▸ Aim of the task
From the listing below, extract each line containing the string "this".
--- Start of Information given ---
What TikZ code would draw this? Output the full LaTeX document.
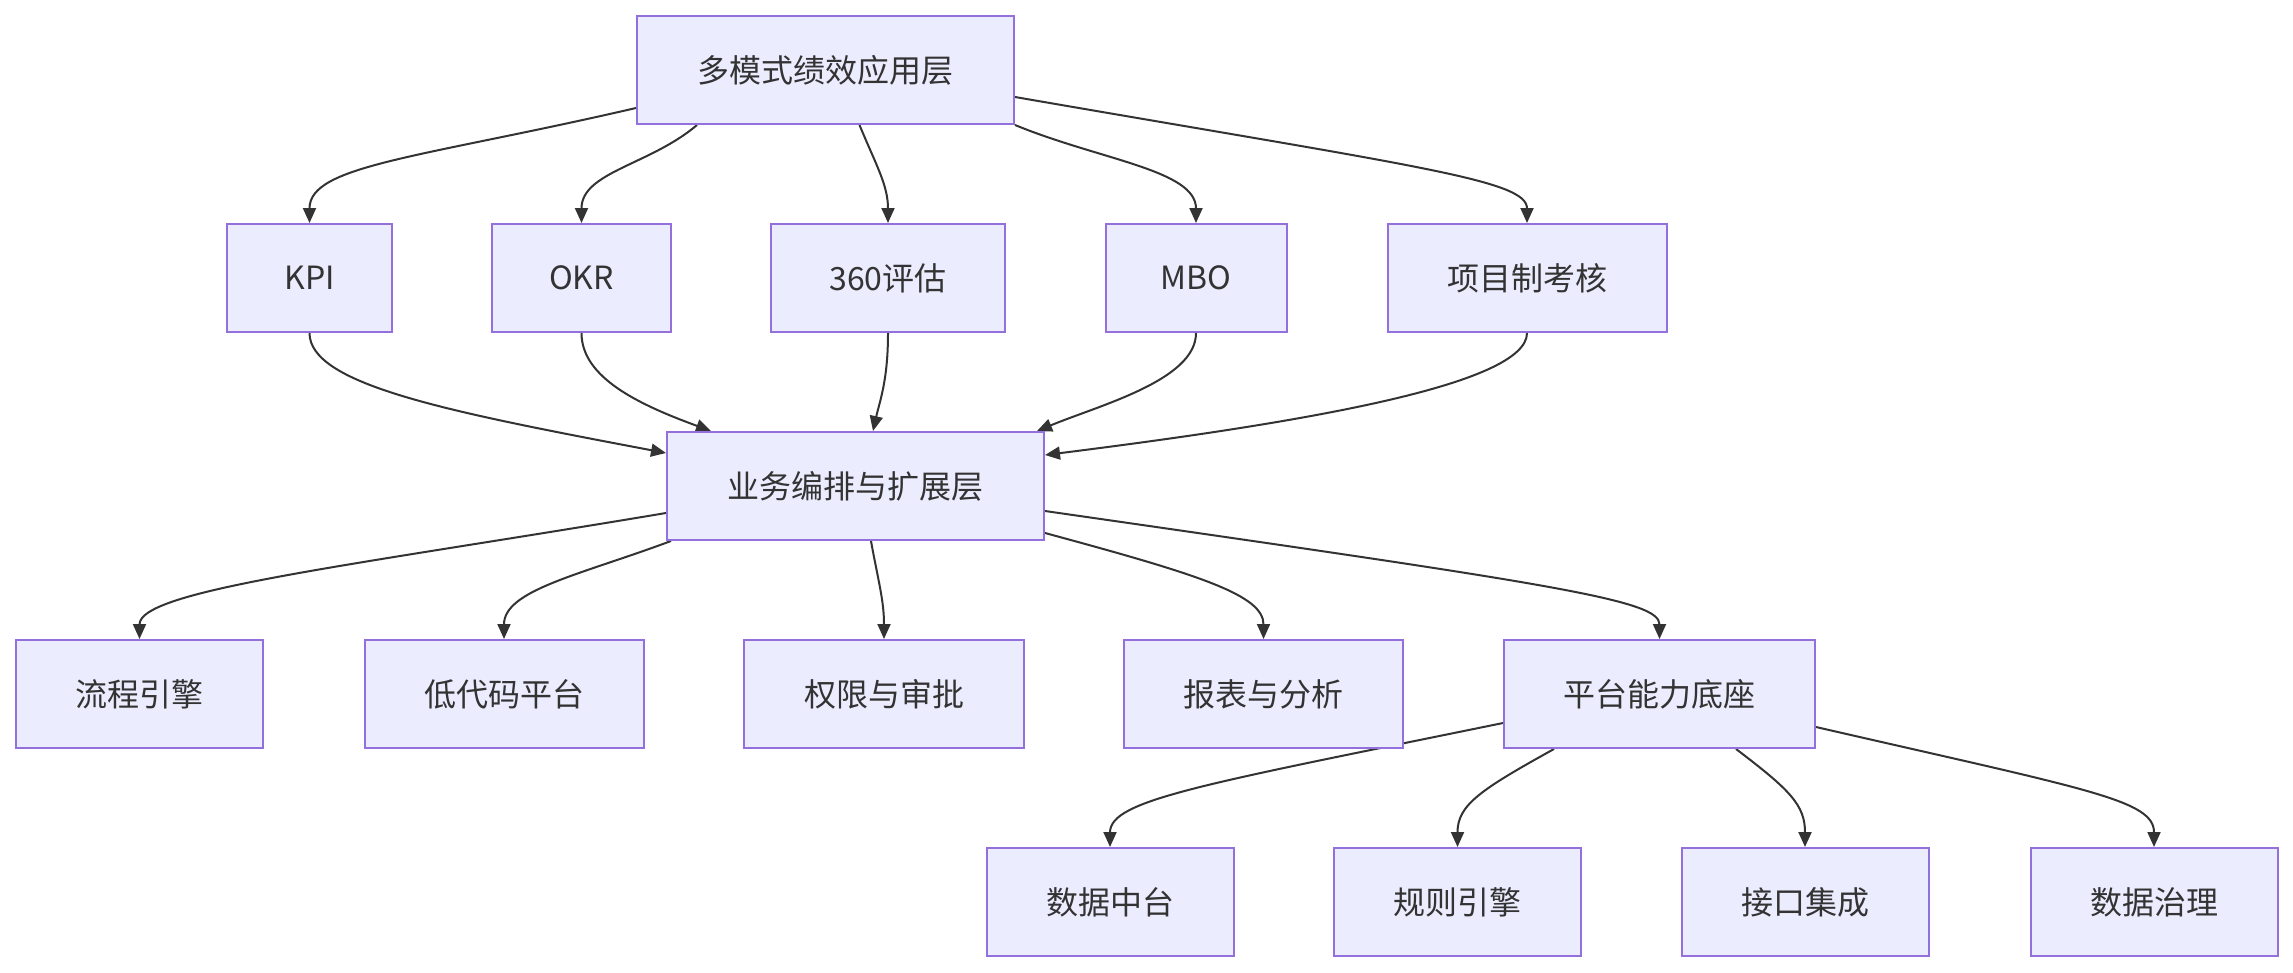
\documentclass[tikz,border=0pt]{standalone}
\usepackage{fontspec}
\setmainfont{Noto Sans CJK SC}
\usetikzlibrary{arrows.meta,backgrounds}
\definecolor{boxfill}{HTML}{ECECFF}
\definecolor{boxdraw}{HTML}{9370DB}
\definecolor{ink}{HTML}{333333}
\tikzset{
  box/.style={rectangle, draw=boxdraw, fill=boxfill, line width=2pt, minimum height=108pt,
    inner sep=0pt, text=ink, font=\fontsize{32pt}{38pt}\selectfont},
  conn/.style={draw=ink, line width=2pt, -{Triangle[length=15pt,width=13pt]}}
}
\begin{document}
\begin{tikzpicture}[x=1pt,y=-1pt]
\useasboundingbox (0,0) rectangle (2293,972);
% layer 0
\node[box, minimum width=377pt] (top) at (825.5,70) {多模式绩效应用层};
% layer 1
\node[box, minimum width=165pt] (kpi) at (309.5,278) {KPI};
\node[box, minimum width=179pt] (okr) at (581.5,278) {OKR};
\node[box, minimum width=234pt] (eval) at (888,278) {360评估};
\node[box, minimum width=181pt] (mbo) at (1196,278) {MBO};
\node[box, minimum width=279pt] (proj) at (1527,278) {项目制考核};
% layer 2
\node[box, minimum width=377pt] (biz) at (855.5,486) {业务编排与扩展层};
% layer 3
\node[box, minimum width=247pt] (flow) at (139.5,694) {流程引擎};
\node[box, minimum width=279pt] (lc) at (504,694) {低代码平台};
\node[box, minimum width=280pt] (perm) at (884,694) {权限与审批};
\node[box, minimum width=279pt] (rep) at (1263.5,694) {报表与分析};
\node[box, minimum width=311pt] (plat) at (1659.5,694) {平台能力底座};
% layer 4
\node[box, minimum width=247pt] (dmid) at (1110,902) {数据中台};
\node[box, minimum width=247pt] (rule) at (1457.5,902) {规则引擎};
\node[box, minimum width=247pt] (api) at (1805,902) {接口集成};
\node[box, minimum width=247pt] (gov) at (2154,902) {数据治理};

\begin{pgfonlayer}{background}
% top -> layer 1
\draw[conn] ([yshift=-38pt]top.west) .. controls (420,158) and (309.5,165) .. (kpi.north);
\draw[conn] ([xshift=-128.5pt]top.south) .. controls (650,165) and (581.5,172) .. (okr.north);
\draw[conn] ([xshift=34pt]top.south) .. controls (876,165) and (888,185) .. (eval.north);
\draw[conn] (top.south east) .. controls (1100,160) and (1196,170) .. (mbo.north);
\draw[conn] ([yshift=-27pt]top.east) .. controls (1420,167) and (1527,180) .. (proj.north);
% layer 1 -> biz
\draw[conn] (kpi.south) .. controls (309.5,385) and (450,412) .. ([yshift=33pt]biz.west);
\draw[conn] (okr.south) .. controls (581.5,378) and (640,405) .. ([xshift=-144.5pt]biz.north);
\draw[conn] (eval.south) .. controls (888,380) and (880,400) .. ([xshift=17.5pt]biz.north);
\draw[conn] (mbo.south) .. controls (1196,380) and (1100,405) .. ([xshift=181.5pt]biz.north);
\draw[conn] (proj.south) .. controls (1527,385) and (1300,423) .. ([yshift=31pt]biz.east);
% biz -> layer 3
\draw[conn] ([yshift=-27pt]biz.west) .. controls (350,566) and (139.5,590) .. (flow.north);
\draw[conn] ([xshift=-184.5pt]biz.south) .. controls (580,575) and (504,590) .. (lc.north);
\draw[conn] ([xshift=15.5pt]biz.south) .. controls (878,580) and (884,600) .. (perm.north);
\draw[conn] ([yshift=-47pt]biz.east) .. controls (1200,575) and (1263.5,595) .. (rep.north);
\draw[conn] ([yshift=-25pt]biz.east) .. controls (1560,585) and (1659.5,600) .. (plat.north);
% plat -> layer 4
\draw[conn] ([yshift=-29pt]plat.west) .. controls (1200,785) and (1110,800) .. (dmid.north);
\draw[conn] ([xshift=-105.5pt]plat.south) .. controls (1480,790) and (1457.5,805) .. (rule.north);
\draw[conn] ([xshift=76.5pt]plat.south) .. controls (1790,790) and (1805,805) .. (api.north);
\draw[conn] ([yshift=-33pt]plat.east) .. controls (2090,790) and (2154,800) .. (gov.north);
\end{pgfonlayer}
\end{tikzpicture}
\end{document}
--- End of Information given ---
--- Start of Information given ---
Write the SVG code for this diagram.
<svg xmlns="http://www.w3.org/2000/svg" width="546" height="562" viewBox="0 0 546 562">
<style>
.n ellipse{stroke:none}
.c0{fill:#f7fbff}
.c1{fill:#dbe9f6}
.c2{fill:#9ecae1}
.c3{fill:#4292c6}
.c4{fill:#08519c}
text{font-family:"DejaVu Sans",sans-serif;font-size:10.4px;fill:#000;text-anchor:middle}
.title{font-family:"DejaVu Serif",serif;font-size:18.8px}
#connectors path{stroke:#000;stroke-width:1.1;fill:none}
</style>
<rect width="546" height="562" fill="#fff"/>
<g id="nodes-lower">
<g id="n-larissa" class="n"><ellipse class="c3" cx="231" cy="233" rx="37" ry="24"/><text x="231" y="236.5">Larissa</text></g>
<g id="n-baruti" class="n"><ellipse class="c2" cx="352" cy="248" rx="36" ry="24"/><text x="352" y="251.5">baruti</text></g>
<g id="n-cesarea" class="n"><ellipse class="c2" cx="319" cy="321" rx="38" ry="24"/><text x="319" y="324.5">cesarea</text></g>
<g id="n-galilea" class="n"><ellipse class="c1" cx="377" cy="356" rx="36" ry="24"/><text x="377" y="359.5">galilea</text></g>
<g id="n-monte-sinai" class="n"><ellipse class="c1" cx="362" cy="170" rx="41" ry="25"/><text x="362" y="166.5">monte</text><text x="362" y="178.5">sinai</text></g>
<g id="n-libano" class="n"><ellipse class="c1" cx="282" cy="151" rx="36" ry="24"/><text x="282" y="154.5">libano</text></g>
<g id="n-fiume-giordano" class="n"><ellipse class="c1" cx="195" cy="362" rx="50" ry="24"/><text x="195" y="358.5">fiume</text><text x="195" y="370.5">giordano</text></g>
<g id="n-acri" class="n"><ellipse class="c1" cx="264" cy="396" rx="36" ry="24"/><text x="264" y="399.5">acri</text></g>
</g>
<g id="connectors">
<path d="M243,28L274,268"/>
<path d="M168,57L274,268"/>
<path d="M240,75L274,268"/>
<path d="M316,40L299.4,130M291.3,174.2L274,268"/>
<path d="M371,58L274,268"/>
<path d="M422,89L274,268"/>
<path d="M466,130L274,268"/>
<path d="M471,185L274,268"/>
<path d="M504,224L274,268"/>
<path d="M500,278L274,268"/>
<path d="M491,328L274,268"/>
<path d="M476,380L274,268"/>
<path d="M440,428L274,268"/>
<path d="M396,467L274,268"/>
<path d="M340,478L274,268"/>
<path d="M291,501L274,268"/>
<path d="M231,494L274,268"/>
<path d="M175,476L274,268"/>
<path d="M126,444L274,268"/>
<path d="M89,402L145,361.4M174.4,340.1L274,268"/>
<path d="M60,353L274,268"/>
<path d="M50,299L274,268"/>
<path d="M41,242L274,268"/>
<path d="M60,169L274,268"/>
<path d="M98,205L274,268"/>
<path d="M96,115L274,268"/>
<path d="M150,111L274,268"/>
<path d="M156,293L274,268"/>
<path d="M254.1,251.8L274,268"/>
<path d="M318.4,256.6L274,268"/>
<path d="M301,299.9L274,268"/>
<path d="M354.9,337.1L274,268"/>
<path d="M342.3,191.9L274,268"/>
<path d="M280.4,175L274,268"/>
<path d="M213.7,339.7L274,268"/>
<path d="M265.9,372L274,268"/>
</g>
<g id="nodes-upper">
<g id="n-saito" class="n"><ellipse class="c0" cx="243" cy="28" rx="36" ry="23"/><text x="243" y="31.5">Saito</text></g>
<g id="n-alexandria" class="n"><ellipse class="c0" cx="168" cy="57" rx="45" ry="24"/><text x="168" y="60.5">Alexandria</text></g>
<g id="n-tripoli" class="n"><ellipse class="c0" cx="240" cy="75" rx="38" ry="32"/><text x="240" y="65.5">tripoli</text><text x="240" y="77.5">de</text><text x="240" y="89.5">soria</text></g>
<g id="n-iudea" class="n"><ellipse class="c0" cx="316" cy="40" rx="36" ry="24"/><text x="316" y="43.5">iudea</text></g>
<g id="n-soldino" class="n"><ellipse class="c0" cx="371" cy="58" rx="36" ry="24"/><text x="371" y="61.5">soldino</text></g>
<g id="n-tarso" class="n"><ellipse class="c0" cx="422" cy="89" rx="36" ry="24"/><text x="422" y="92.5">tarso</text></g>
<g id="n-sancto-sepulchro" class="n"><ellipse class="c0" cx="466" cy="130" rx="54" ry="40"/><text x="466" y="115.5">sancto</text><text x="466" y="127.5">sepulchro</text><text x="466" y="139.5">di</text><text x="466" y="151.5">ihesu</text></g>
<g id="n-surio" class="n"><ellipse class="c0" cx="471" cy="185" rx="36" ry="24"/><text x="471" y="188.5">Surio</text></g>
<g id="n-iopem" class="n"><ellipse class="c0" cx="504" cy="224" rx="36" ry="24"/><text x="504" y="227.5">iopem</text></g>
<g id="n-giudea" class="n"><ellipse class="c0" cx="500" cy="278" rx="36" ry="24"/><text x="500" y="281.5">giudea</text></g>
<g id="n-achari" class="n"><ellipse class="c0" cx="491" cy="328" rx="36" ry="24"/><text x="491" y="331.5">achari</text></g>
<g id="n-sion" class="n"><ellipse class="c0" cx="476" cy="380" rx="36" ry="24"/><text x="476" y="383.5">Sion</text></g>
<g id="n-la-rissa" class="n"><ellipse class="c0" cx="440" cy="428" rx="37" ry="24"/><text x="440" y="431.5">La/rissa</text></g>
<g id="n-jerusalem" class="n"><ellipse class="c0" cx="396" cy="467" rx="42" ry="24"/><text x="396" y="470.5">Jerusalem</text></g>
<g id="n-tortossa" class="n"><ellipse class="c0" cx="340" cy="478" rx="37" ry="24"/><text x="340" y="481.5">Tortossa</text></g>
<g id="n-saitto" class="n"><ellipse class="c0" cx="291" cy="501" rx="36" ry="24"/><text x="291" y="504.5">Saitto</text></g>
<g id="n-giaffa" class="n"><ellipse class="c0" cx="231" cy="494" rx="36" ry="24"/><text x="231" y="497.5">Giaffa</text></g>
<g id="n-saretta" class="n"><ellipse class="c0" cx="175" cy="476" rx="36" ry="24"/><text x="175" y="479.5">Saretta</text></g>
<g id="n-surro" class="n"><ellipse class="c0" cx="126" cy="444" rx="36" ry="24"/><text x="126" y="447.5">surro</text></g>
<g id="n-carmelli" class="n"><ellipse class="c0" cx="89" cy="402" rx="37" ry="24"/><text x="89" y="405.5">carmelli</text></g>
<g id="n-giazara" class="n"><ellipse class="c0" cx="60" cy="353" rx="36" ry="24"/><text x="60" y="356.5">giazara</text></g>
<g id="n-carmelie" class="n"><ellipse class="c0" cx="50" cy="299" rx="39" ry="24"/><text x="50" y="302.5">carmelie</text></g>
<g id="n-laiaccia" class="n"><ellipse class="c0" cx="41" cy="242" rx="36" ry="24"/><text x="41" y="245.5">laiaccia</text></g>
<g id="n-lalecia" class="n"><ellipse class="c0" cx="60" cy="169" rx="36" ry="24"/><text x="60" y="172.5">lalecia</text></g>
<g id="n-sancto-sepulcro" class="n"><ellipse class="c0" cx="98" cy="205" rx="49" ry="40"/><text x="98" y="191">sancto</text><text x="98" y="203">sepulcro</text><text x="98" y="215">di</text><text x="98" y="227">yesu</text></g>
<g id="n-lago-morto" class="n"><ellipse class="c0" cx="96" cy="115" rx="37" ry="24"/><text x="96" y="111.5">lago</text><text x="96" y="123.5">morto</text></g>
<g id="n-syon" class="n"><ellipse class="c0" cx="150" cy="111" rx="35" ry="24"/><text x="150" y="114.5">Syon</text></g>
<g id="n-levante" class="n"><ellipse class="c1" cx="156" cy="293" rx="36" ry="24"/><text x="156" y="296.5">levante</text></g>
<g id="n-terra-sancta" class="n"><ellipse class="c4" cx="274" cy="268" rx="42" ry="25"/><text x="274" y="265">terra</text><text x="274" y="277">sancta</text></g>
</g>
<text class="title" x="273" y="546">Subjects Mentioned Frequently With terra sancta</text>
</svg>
--- End of Information given ---
▸ Result of the exercise
What TikZ code would draw this? Output the full LaTeX document.
Write the SVG code for this diagram.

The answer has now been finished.